Direxion Mid Cap Bull 3X ETF (MIDU)
The Direxion Mid Cap Bull 3X ETF (ticker MIDU) is a leveraged exchange-traded product that attempts to deliver 3 times the daily return of the broad U.S. mid-cap stock market — not the annual or multi-month return, but the day-to-day change. It is a specialized instrument designed for traders who believe mid-cap stocks will appreciate over a short holding window, not for long-term investors seeking exposure to mid-cap companies.
What a 3X leveraged ETF actually does
Most investors know leverage as a loan: borrow money to own more stock than you could with cash alone. MIDU achieves its 3X leverage through derivative contracts — swaps, futures, and options — rather than a simple margin loan. The fund holds a portfolio of mid-cap stocks and synthetic positions that aim to move three times as far, in the same direction, as the S&P MidCap 400 index does each trading day.
The crucial point is daily rebalancing. At the close of every market session, Direxion resets the fund’s leverage back to exactly 3X. If mid-cap stocks rose 2 percent on Day 1, MIDU’s net asset value (NAV) will have risen roughly 6 percent. But if they fall 1 percent on Day 2, MIDU will be engineered to fall about 3 percent — and then the leverage resets for Day 3. This automatic reset is what distinguishes a leveraged ETF from a simple margin purchase.
The problem with daily reset and volatility decay
This daily rebalancing creates a mathematical drag called volatility decay, or decay in sideways markets. Imagine mid-cap stocks trade flat over five days but with wild swings: up 5 percent on Day 1, down 4 percent on Day 2, up 3 percent on Day 3, down 2 percent on Day 4, up 1 percent on Day 5, ending flat. Over those five days, a plain mid-cap index fund would have returned close to zero. MIDU, resetting leverage daily, would have captured +15 percent on the up days and -12 percent on the down days — a net loss despite the index returning to its starting point. The more volatile the underlying market and the longer you hold, the worse this decay becomes.
This is why MIDU is explicitly a tactical instrument. It can work as intended if held during a sharp, sustained rally in mid-cap stocks where the moves are largely directional and not whipsawed. Over weeks or months in a choppy market, or across years in any market, the decay almost always means MIDU will trail 3 times the underlying index return — sometimes by a staggering margin.
The mid-cap segment and why traders watch it
The S&P MidCap 400 sits between the 500 large-cap stocks in the S&P 500 (which includes mega-cap giants) and the much smaller stocks outside that universe. Mid-caps — companies with market capitalizations typically in the range of $2 billion to $10 billion — are large enough to have institutional investors and analyst coverage, yet small enough to offer growth faster than a mature megacap can. They are cyclical and leverage-sensitive: when interest rates fall or the economy accelerates, mid-caps often outpace both large-caps and small-caps. That sensitivity to economic momentum is what attracts traders to MIDU during tactical windows.

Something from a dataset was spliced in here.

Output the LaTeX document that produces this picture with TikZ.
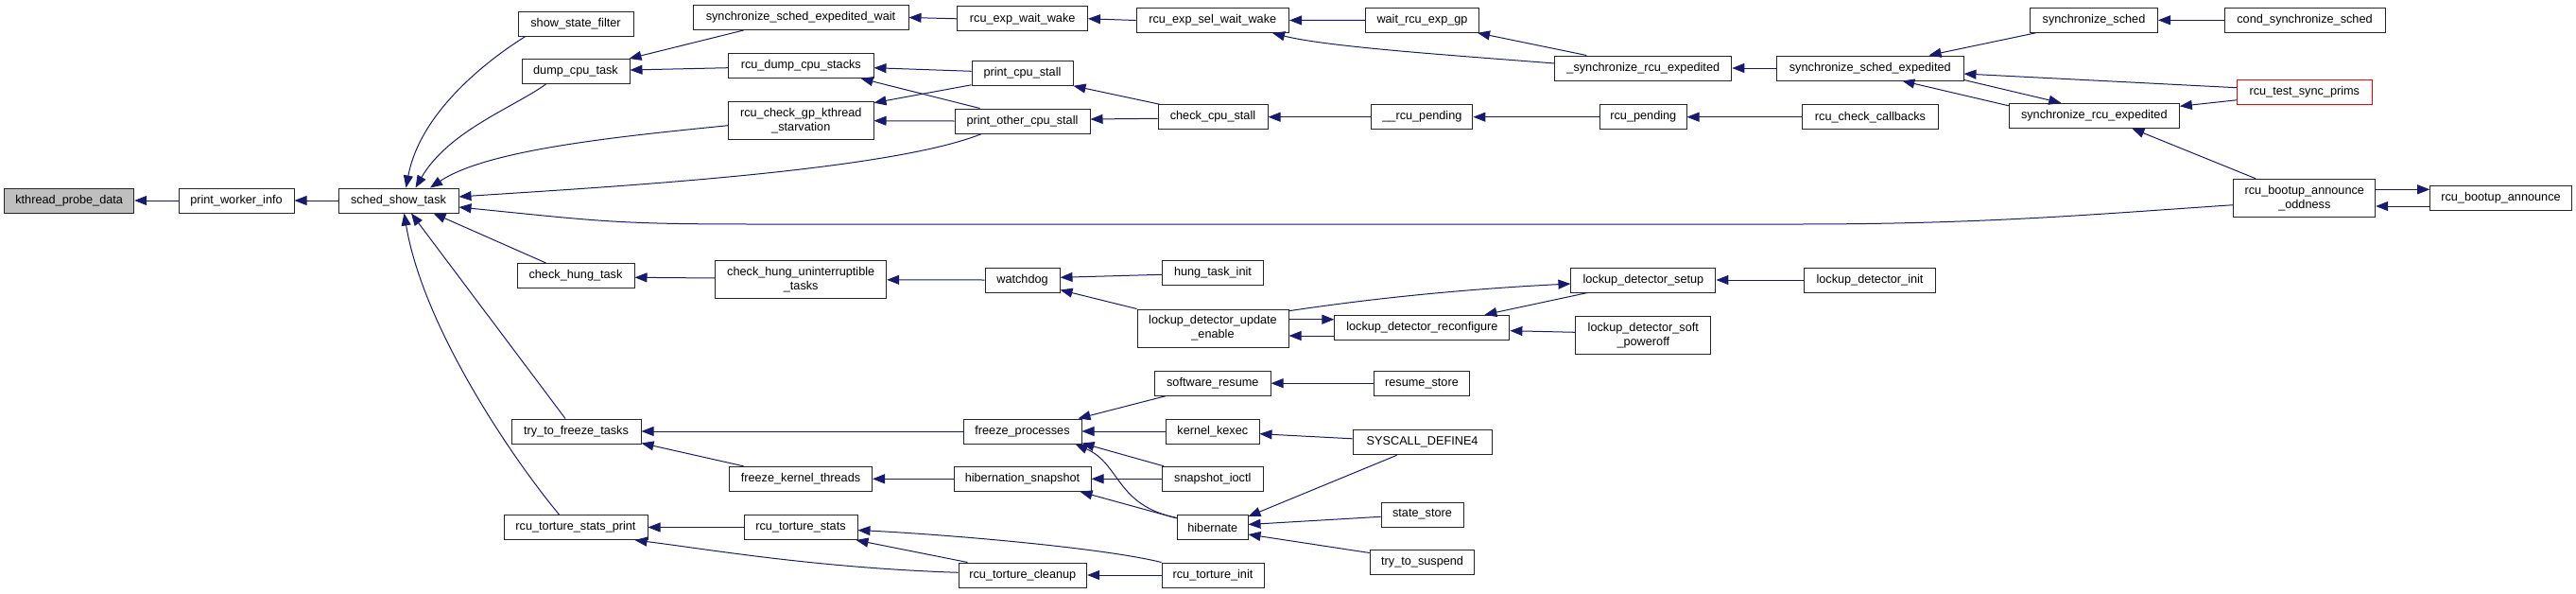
\documentclass[tikz,border=0pt]{standalone}
\usepackage{fontspec}
\setmainfont{Liberation Sans}
\usetikzlibrary{arrows.meta,calc}
\definecolor{mb}{HTML}{191970}
\definecolor{rootfill}{HTML}{BFBFBF}
\newcommand\dxfont{\fontsize{12.7pt}{15pt}\selectfont}
\tikzset{
 box/.style={draw=black!85, line width=1pt, fill=white, inner sep=0pt, minimum height=26pt, align=center, font=\dxfont},
 tall/.style={minimum height=40pt},
 root/.style={fill=rootfill},
 ed/.style={draw=mb, line width=1pt, arrows={Triangle[length=13pt,width=10pt,fill=mb]-}},
}
\begin{document}
\begin{tikzpicture}[x=1pt,y=-1pt]
\useasboundingbox (0,0) rectangle (2725,627);
% nodes
\node[box,root,minimum width=137pt] (kpd) at (73.2,212) {kthread\_probe\_data};
\node[box,minimum width=122pt] (pwi) at (250,212) {print\_worker\_info};
\node[box,minimum width=127pt] (sst) at (421.5,212) {sched\_show\_task};
\node[box,minimum width=122pt] (ssf) at (609,25.2) {show\_state\_filter};
\node[box,minimum width=114pt] (dct) at (609,75.5) {dump\_cpu\_task};
\node[box,minimum width=124pt] (cht) at (609,291.5) {check\_hung\_task};
\node[box,minimum width=137pt] (ttft) at (609.5,456) {try\_to\_freeze\_tasks};
\node[box,minimum width=152pt] (rtsp) at (609,557.5) {rcu\_torture\_stats\_print};
\node[box,minimum width=228pt] (ssew) at (847,18.5) {synchronize\_sched\_expedited\_wait};
\node[box,minimum width=153.4pt] (rdcs) at (847.3,69.4) {rcu\_dump\_cpu\_stacks};
\node[box,tall,minimum width=153.4pt] (rcgks) at (847.3,127.7) {rcu\_check\_gp\_kthread\\\_starvation};
\node[box,tall,minimum width=181pt] (chut) at (847.2,295.8) {check\_hung\_uninterruptible\\\_tasks};
\node[box,minimum width=151pt] (fkt) at (847,506.3) {freeze\_kernel\_threads};
\node[box,minimum width=120pt] (rts) at (847,557.5) {rcu\_torture\_stats};
\node[box,minimum width=137.5pt] (rerw) at (1081.7,19.8) {rcu\_exp\_wait\_wake};
\node[box,minimum width=107pt] (pcs) at (1081.5,77.3) {print\_cpu\_stall};
\node[box,minimum width=143pt] (pocs) at (1081.5,128) {print\_other\_cpu\_stall};
\node[box,minimum width=79pt] (wd) at (1081.5,296) {watchdog};
\node[box,minimum width=125pt] (fp) at (1081.5,456) {freeze\_processes};
\node[box,minimum width=145pt] (hs) at (1081.5,506.3) {hibernation\_snapshot};
\node[box,minimum width=135.6pt] (rtc) at (1081.8,608) {rcu\_torture\_cleanup};
\node[box,minimum width=161.5pt] (resww) at (1282.8,21.5) {rcu\_exp\_sel\_wait\_wake};
\node[box,minimum width=116pt] (ccs) at (1283,123.7) {check\_cpu\_stall};
\node[box,minimum width=107pt] (hti) at (1283,288) {hung\_task\_init};
\node[box,tall,minimum width=160pt] (ldue) at (1283,347) {lockup\_detector\_update\\\_enable};
\node[box,minimum width=122.5pt] (sr) at (1282.8,405.2) {software\_resume};
\node[box,minimum width=98.4pt] (kk) at (1282.8,456) {kernel\_kexec};
\node[box,minimum width=106.4pt] (si) at (1282.8,506.3) {snapshot\_ioctl};
\node[box,minimum width=74.4pt] (hib) at (1282.8,557.5) {hibernate};
\node[box,minimum width=108pt] (rti) at (1283,608) {rcu\_torture\_init};
\node[box,minimum width=120pt] (wreg) at (1504.5,21.3) {wait\_rcu\_exp\_gp};
\node[box,minimum width=107pt] (rp2) at (1504.4,123.7) {\_\_rcu\_pending};
\node[box,minimum width=185pt] (ldr) at (1504.4,346.3) {lockup\_detector\_reconfigure};
\node[box,minimum width=101.7pt] (rs) at (1504,405.2) {resume\_store};
\node[box,minimum width=147pt] (sd4) at (1504.6,467.8) {SYSCALL\_DEFINE4};
\node[box,minimum width=87pt] (sts) at (1504.5,544) {state\_store};
\node[box,minimum width=110.7pt] (tts) at (1504.6,594.7) {try\_to\_suspend};
\node[box,minimum width=187pt] (srex) at (1738.3,72) {\_synchronize\_rcu\_expedited};
\node[box,minimum width=91.4pt] (rpend) at (1738.3,123.7) {rcu\_pending};
\node[box,minimum width=153pt] (lds) at (1738.4,296) {lockup\_detector\_setup};
\node[box,tall,minimum width=143.3pt] (ldsp) at (1738.3,354.7) {lockup\_detector\_soft\\\_poweroff};
\node[box,minimum width=197.4pt] (sse) at (1978.3,72) {synchronize\_sched\_expedited};
\node[box,minimum width=144pt] (rcc) at (1978.5,123.7) {rcu\_check\_callbacks};
\node[box,minimum width=139pt] (ldi) at (1978,296) {lockup\_detector\_init};
\node[box,minimum width=135pt] (ss2) at (2215,21.3) {synchronize\_sched};
\node[box,minimum width=180pt] (sre) at (2215.3,122.3) {synchronize\_rcu\_expedited};
\node[box,minimum width=170pt] (css) at (2438,21.3) {cond\_synchronize\_sched};
\node[box,draw=red,minimum width=143pt] (rtsp2) at (2437.8,97.3) {rcu\_test\_sync\_prims};
\node[box,tall,minimum width=149.7pt] (rbao) at (2437.8,209.3) {rcu\_bootup\_announce\\\_oddness};
\node[box,minimum width=149.6pt] (rba) at (2645.5,209.3) {rcu\_bootup\_announce};
\coordinate (w1) at (800,237);
\coordinate (w2) at (1900,237);
% edges
\draw[ed] (kpd.east) -- (pwi.west);
\draw[ed] (pwi.east) -- (sst.west);
\draw[ed] ($(sst.north)+(8,0)$) .. controls +(15,-80) and +(-40,25) .. ($(ssf.south west)+(8,0)$);
\draw[ed] ($(sst.north)+(18,0)$) .. controls +(35,-60) and +(-35,25) .. ($(dct.south west)+(26,0)$);
\draw[ed] ($(sst.north)+(33.5,0)$) .. controls +(60,-40) and +(-120,12) .. ($(rcgks.west)+(0,5)$);
\draw[ed] ($(sst.east)+(0,-4)$) .. controls +(150,-10) and +(-100,40) .. ($(pocs.south west)+(29,0)$);
\draw[ed] ($(sst.east)+(0,7)$) .. controls +(150,15) and +(-150,0) .. (w1) -- (w2) .. controls +(200,0) and +(-150,10) .. ($(rbao.west)+(0,7.4)$);
\draw[ed] ($(sst.south east)+(-27,0)$) -- ($(cht.north west)+(31,0)$);
\draw[ed] ($(sst.south)+(13.5,0)$) -- ($(ttft.north)+(-11.5,0)$);
\draw[ed] ($(sst.south)+(6,0)$) .. controls +(20,120) and +(-50,-60) .. ($(rtsp.north)+(-17.5,0)$);
\draw[ed] ($(dct.north east)+(-1,0)$) -- ($(ssew.south west)+(54,0)$);
\draw[ed] ($(dct.east)+(0,-1.5)$) -- ($(rdcs.west)+(0,2.3)$);
\draw[ed] (ssew.east) -- (rerw.west);
\draw[ed] (rerw.east) -- (resww.west);
\draw[ed] (resww.east) -- (wreg.west);
\draw[ed] ($(resww.south east)+(-18,0)$) .. controls +(60,15) and +(-100,-8) .. ($(srex.west)+(0,-5)$);
\draw[ed] ($(wreg.south east)+(-2,0)$) -- ($(srex.north west)+(34,0)$);
\draw[ed] (srex.east) -- (sse.west);
\draw[ed] ($(sse.north east)+(-37,0)$) -- ($(ss2.south west)+(6.5,0)$);
\draw[ed] (ss2.east) -- (css.west);
\draw[ed] ($(sse.east)+(0,6)$) -- ($(rtsp2.west)+(0,-4.6)$);
\draw[ed] ($(sre.north)+(-35,0)$) -- ($(sse.south east)+(0,-1)$);
\draw[ed] ($(sse.south)+(34,0)$) -- ($(sre.west)+(0,-10.5)$);
\draw[ed] ($(sre.east)+(0,-10)$) -- ($(rtsp2.west)+(0,8.5)$);
\draw[ed] ($(sre.south)+(40,0)$) -- ($(rbao.north west)+(23.7,0)$);
\draw[ed] ($(rba.west)+(0,-9)$) -- ($(rbao.east)+(0,-9)$);
\draw[ed] ($(rbao.east)+(0,8.7)$) -- ($(rba.west)+(0,8.7)$);
\draw[ed] ($(rdcs.east)+(0,2.3)$) -- ($(pcs.west)+(0,-2)$);
\draw[ed] ($(rdcs.south east)+(-14,0)$) -- ($(pocs.north west)+(27,0)$);
\draw[ed] ($(rcgks.north east)+(0,1.5)$) -- ($(pcs.south west)+(0,-1)$);
\draw[ed] (rcgks.east) -- (pocs.west);
\draw[ed] (pcs.south east) -- ($(ccs.north west)+(2,0)$);
\draw[ed] ($(pocs.east)+(0,-2)$) -- ($(ccs.west)+(0,1.6)$);
\draw[ed] (ccs.east) -- (rp2.west);
\draw[ed] (rp2.east) -- (rpend.west);
\draw[ed] (rpend.east) -- (rcc.west);
\draw[ed] ($(cht.east)+(0,1.8)$) -- ($(chut.west)+(0,-1.8)$);
\draw[ed] (chut.east) -- (wd.west);
\draw[ed] ($(wd.east)+(0,-2.7)$) -- ($(hti.west)+(0,2.3)$);
\draw[ed] ($(wd.south east)+(0,-3)$) -- (ldue.north west);
\draw[ed] ($(lds.west)+(0,4)$) .. controls +(-100,5) and +(100,-15) .. ($(ldue.east)+(0,-18.3)$);
\draw[ed] ($(ldr.west)+(0,-8.6)$) -- ($(ldue.east)+(0,-9.3)$);
\draw[ed] ($(ldue.east)+(0,8)$) -- ($(ldr.west)+(0,8.7)$);
\draw[ed] ($(ldr.north east)+(-27,0)$) -- ($(lds.south)+(-59,0)$);
\draw[ed] ($(ldr.east)+(0,3.4)$) -- ($(ldsp.west)+(0,-3.4)$);
\draw[ed] (lds.east) -- (ldi.west);
\draw[ed] (ttft.east) -- (fp.west);
\draw[ed] ($(ttft.south east)+(0,-1)$) -- ($(fkt.north west)+(15.5,0)$);
\draw[ed] (fkt.east) -- (hs.west);
\draw[ed] ($(fp.north east)+(-4,0)$) -- ($(sr.south west)+(12,0)$);
\draw[ed] (fp.east) -- (kk.west);
\draw[ed] ($(fp.south east)+(0,-1)$) -- ($(si.north west)+(2,0)$);
\draw[ed] ($(fp.south east)+(-7,0)$) .. controls +(48,21) and +(-65,-13) .. ($(hib.west)+(0,-10)$);
\draw[ed] (hs.east) -- (si.west);
\draw[ed] ($(hs.south east)+(-12,0)$) -- ($(hib.north west)+(0,4)$);
\draw[ed] (sr.east) -- (rs.west);
\draw[ed] ($(kk.east)+(0,2.7)$) -- ($(sd4.west)+(0,-4)$);
\draw[ed] ($(hib.north east)+(0,2)$) -- ($(sd4.south west)+(47,0)$);
\draw[ed] ($(hib.east)+(0,-3)$) -- ($(sts.west)+(0,2.3)$);
\draw[ed] ($(hib.east)+(0,7.5)$) -- ($(tts.north west)+(0,3.3)$);
\draw[ed] (rtsp.east) -- (rts.west);
\draw[ed] ($(rtsp.south east)+(-14,0)$) .. controls +(80,10) and +(-150,-5) .. ($(rtc.west)+(0,-2.7)$);
\draw[ed] ($(rts.south east)+(-2,0)$) -- ($(rtc.north west)+(10,0)$);
\draw[ed] ($(rts.east)+(0,3)$) .. controls +(100,5) and +(-60,-15) .. (rti.north west);
\draw[ed] (rtc.east) -- (rti.west);
\end{tikzpicture}
\end{document}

MIDU trades at substantial daily volume on NASDAQ, with bid-ask spreads typically measured in pennies, making it easy to enter and exit quickly. That liquidity is a prerequisite for any leveraged ETF: if you cannot sell when you want to, leverage becomes a liability rather than a tool.
Costs and the leverage tax
MIDU’s expense ratio — the annual fee charged by Direxion — is higher than a plain mid-cap index fund, reflecting the cost of holding derivatives and rebalancing daily. The fund does not pay a dividend (or reinvests it), because paying out income while holding leverage would erode the leverage alignment. On a longer holding period, the combination of the elevated expense ratio and the volatility decay together make MIDU’s actual cost far higher than the stated fee alone suggests.
Who trades MIDU and the risk of total loss
MIDU is used almost exclusively by swing traders and tactical hedge funds betting on a near-term surge in mid-cap equities, and by hedge funds hedging other positions. It is not intended for anyone planning to hold it for more than a few days or weeks. If mid-cap stocks fall sharply — say, 15 percent in a single week — MIDU could lose 45 percent or more in that same window, and could fall to zero if the underlying market moved against it far enough. The leverage works in both directions. A holder who is surprised by a sudden downturn and cannot or does not sell will suffer losses magnified 3X.
How to research leveraged ETFs
Anyone considering MIDU should first read the fund’s prospectus, available on the Direxion website, which explicitly warns about volatility decay and the unsuitability of the product for buy-and-hold use. The prospectus includes detailed mechanics of how the leverage is maintained and what happens if the underlying index moves by extreme amounts. Second, study a plain S&P MidCap 400 index fund or ETF over a multi-year period and compare its performance to MIDU’s; the difference will illustrate the drag from leverage decay. Third, understand the trading cost of the position: the spread, the slippage on large orders, and the compounding effect of being whipsawed in and out. MIDU is not a passive investment; using it requires active, disciplined decision-making and clear exit rules.